Jim Lonborg had one of his occasional weak starts at Fenway. He got the first
two men out easily and had a two strike and one ball count on Tommy Agee before
walking him. Pete Ward singled to right-field and Agee went to third. Rocky
Colavito was down two strikes and then got jammed by a fastball. He hit it off
his fists towards center. The wind was blowing in from left and the ball landed
between Rico Petrocelli, Mike Andrews and in front of Reggie Smith, before
skidding away from him, for a rather cheap two base hit. Meanwhile, Agee scored
while Ward held at third. Tom McCraw then lined a hard single to right and the
White Sox are ahead 3 to 0 in the first inning.
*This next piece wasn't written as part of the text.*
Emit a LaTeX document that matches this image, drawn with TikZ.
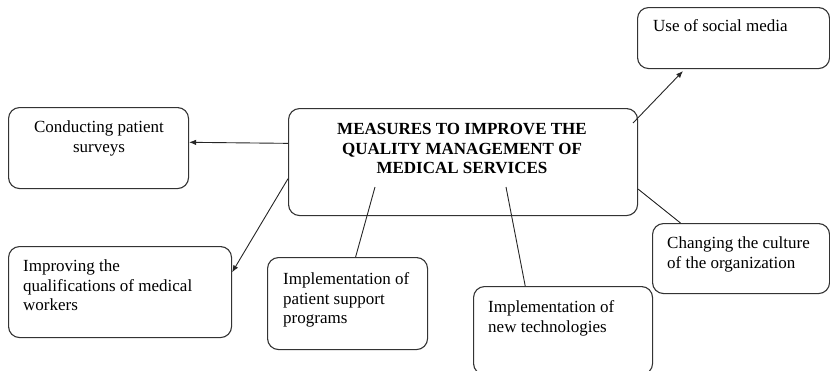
\documentclass[tikz,border=0pt]{standalone}
\usepackage{fontspec}
\setmainfont{Liberation Serif}
\usetikzlibrary{calc,arrows.meta}
\begin{document}
\begin{tikzpicture}[x=1pt,y=-1pt,
  box/.style={draw=black!80, line width=1.1pt, rounded corners=11pt, inner sep=0pt, anchor=north west},
  lbl/.style={font=\fontsize{17}{19.5}\selectfont, align=left, inner sep=0pt, anchor=north west},
  conn/.style={draw=black!85, line width=0.9pt},
  arr/.style={conn, -{Latex[length=7pt,width=5.5pt]}}]
\useasboundingbox (0,0) rectangle (830,370);
% boxes
\node[box, minimum width=349pt, minimum height=107pt] (c) at (288,108) {};
\node[box, minimum width=180pt, minimum height=81pt] (sur) at (8,107) {};
\node[box, minimum width=223pt, minimum height=91pt] (imp) at (8,246) {};
\node[box, minimum width=160pt, minimum height=92pt] (pat) at (267,257) {};
\node[box, minimum width=179pt, minimum height=88pt] (tech) at (473,286) {};
\node[box, minimum width=177pt, minimum height=70pt] (cul) at (652,223) {};
\node[box, minimum width=192pt, minimum height=61pt] (soc) at (637,7) {};
% texts
\node[lbl, anchor=north, align=center, font=\fontsize{17}{19.5}\selectfont\bfseries] (ct) at (462,123.5) {MEASURES TO IMPROVE THE\\QUALITY MANAGEMENT OF\\MEDICAL SERVICES};
\node[lbl, anchor=north, align=center] (surt) at (99,121) {Conducting patient\\surveys};
\node[lbl] (impt) at (23,259.5) {Improving the\\qualifications of medical\\workers};
\node[lbl] (patt) at (283,272.5) {Implementation of\\patient support\\programs};
\node[lbl] (techt) at (488,300.5) {Implementation of\\new technologies};
\node[lbl] (cult) at (667,236.5) {Changing the culture\\of the organization};
\node[lbl] (soct) at (653,19.5) {Use of social media};
% connector end points
\coordinate (c1) at ($(c.north west)!0.327!(c.south west)$);
\coordinate (s1) at ($(sur.north east)!0.43!(sur.south east)$);
\coordinate (c2) at ($(c.north west)!0.654!(c.south west)$);
\coordinate (i1) at ($(imp.north east)!0.286!(imp.south east)$);
\coordinate (c3) at (375,187);
\coordinate (p1) at ($(pat.north west)!0.55!(pat.north east)$);
\coordinate (c4) at (506,187);
\coordinate (t1) at ($(tech.north west)!0.29!(tech.north east)$);
\coordinate (c5) at ($(c.north east)!0.75!(c.south east)$);
\coordinate (u1) at ($(cul.north west)!0.16!(cul.north east)$);
\coordinate (c6) at (633,123);
\coordinate (m1) at (683,71);
% connectors
\draw[arr] (c1) -- (s1);
\draw[arr] (c2) -- (i1);
\draw[conn] (c3) -- (p1);
\draw[conn] (c4) -- (t1);
\draw[conn] (c5) -- (u1);
\draw[arr] (c6) -- (m1);
\end{tikzpicture}
\end{document}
The other White Sox run came in the sixth on a pop bunt by Ron Hansen and
Walt Williams' double to left-center. Hansen scored and Williams was thrown out
at third, trying to stretch a double.
Lonborg lasted through seven innings and pitched well after the first. He
went more with his curveball for the rest of the game and wound up with five
strikeouts.
Horlen, meanwhile, was digging out of occasional trouble with a good
curveball and a great change. He had two men on in the first inning but got
George Scott to ground into a doubleplay.
With two out the third inning, Mike Andrews and Jerry Adair singled. Horlen
got a ball in on Yastrzemski's fists to force a ground ball to Tom McCraw at
first, ending the inning. In the fourth inning, Reggie got a little help from
the wind and rattled the ball against the fence in center field for a triple.
The White Sox played their infield back and Reggie scored on Ken Harrelson's
grounder to Hansen at short, making it 3 to 1.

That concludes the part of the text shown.